What Machine Learning Can Do for Healthcare | Finale Doshi-Velez | WiDS 2017
About This Video
Healthcare is an area where data science and artificial intelligence have tremendous potential to improve lives and where significant methodological advances are needed to achieve that promise. In this talk, I will highlight clinical needs in which data science can help — accurate diagnosis, long-term disease management, and personalized treatment — and also the hard, interesting methodological challenges — particularly in robust inference and interpretability — that will be part of the solution. I will do so by sharing examples of work from our group, which focuses on learning timeseries and sequential decision-making models for health applications ranging from better understanding autism spectrum disorder to managing patients with HIV or in the ICU.

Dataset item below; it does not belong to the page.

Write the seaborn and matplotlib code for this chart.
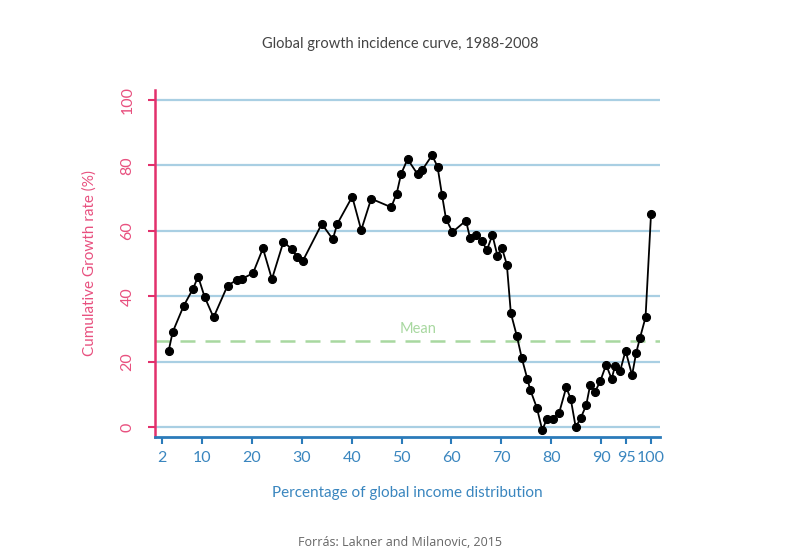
import matplotlib.pyplot as plt
import seaborn as sns
import pandas as pd

# percentile of global income distribution
percentile = [3.3, 4.1, 6.3, 8.2, 9.2, 10.5, 12.3, 15.1, 17.0, 18.0,
              20.2, 22.2, 24.0, 26.3, 28.0, 29.1, 30.2, 34.0, 36.2, 37.1,
              40.1, 41.9, 43.9, 47.9, 49.0, 49.9, 51.2, 53.2, 54.1, 56.1,
              57.2, 58.1, 58.9, 60.2, 62.9, 63.7, 64.9, 66.1, 67.1, 68.2,
              69.2, 70.1, 71.1, 71.9, 73.1, 74.1, 75.2, 75.8, 77.1, 78.2,
              79.1, 80.4, 81.6, 83.0, 83.9, 84.9, 85.9, 87.0, 87.8, 88.8,
              89.8, 91.0, 92.1, 92.8, 93.8, 94.9, 96.2, 97.0, 97.8, 98.9,
              100.0]
growth = [23.3, 29.0, 37.0, 42.3, 46.0, 39.8, 33.5, 43.2, 45.0, 45.3,
          47.0, 54.6, 45.2, 56.6, 54.4, 51.9, 50.8, 62.1, 57.4, 62.1,
          70.4, 60.2, 69.8, 67.2, 71.3, 77.4, 81.9, 77.3, 78.5, 83.1,
          79.6, 70.9, 63.6, 59.6, 63.1, 57.9, 58.7, 56.8, 54.1, 58.7,
          52.4, 54.8, 49.6, 34.8, 27.8, 21.0, 14.7, 11.3, 5.9, -1.0,
          2.4, 2.4, 4.4, 12.1, 8.6, -0.1, 2.7, 6.6, 12.8, 10.8,
          13.9, 19.0, 14.7, 18.7, 17.1, 23.3, 15.8, 22.5, 27.3, 33.5,
          65.1]
mean_growth = 26.3

x_ticks = [2, 10, 20, 30, 40, 50, 60, 70, 80, 90, 95, 100]
y_ticks = [0, 20, 40, 60, 80, 100]

df = pd.DataFrame({"pct": percentile, "growth": growth})

sns.set_style("white")
plt.rcParams['font.family'] = ['Lato', 'DejaVu Sans']

pink = "#e2306c"
blue = "#2b7bba"
label_blue = "#3a86bf"
grid_blue = "#a9cfe3"

fig = plt.figure(figsize=(8, 5.58), dpi=100)
ax = fig.add_axes([0.194, 0.217, 0.631, 0.622])

for yv in y_ticks:
    ax.axhline(yv, color=grid_blue, lw=1.6, zorder=0)

ax.axhline(mean_growth, color="#a8d8a0", lw=1.8, ls=(0, (6, 4)), zorder=1)
ax.text(53.3, mean_growth + 1.6, "Mean", color="#a8d8a0", fontsize=10.5,
        ha="center", va="bottom")

sns.lineplot(data=df, x="pct", y="growth", ax=ax, color="black", lw=1.3,
             marker="o", markersize=5.8, markeredgecolor="black", zorder=3)

ax.set_xlim(0.6, 101.8)
ax.set_ylim(-3.06, 103.1)
ax.set_xticks(x_ticks)
ax.set_yticks(y_ticks)
ax.set_yticklabels([str(v) for v in y_ticks], rotation=90, va="center")

for side in ["top", "right"]:
    ax.spines[side].set_visible(False)
ax.spines["left"].set_color(pink)
ax.spines["left"].set_linewidth(1.8)
ax.spines["bottom"].set_color(blue)
ax.spines["bottom"].set_linewidth(2)

ax.tick_params(axis="y", colors=pink, labelsize=11.5, length=5, width=1.5,
               direction="out", left=True, pad=10)
ax.tick_params(axis="x", colors=blue, labelsize=11.5, length=5, width=1.5,
               direction="out", bottom=True, pad=5)
for lab in ax.get_xticklabels():
    lab.set_color(label_blue)
for lab in ax.get_yticklabels():
    lab.set_color("#e8507f")

ax.set_xlabel("Percentage of global income distribution", color=label_blue,
              fontsize=11, labelpad=15)
ax.set_ylabel("Cumulative Growth rate (%)", color="#e8507f", fontsize=11,
              labelpad=17)

fig.text(0.5, 0.921, "Global growth incidence curve, 1988-2008",
         ha="center", va="center", fontsize=10.5, color="#444444")
fig.text(0.5, 0.027, "Forrás: Lakner and Milanovic, 2015", ha="center",
         va="center", fontsize=9, color="#666666", family=["Open Sans", "DejaVu Sans"])

fig.savefig("out.png", dpi=100)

Dr. Finale Doshi-Velez from Harvard University describes how machine learning is optimizing treatment for HIV patients, and beyond.
In This Video
Gordon McKay Professor of Computer Science, Harvard University
Finale Doshi-Velez is a Gordon McKay Professor in Computer Science at the Harvard Paulson School of Engineering and Applied Sciences. She completed her MSc from the University of Cambridge as a Marshall Scholar, her PhD from MIT, and her postdoc at Harvard Medical School. Her interests lie at the intersection of machine learning, healthcare, and interpretability.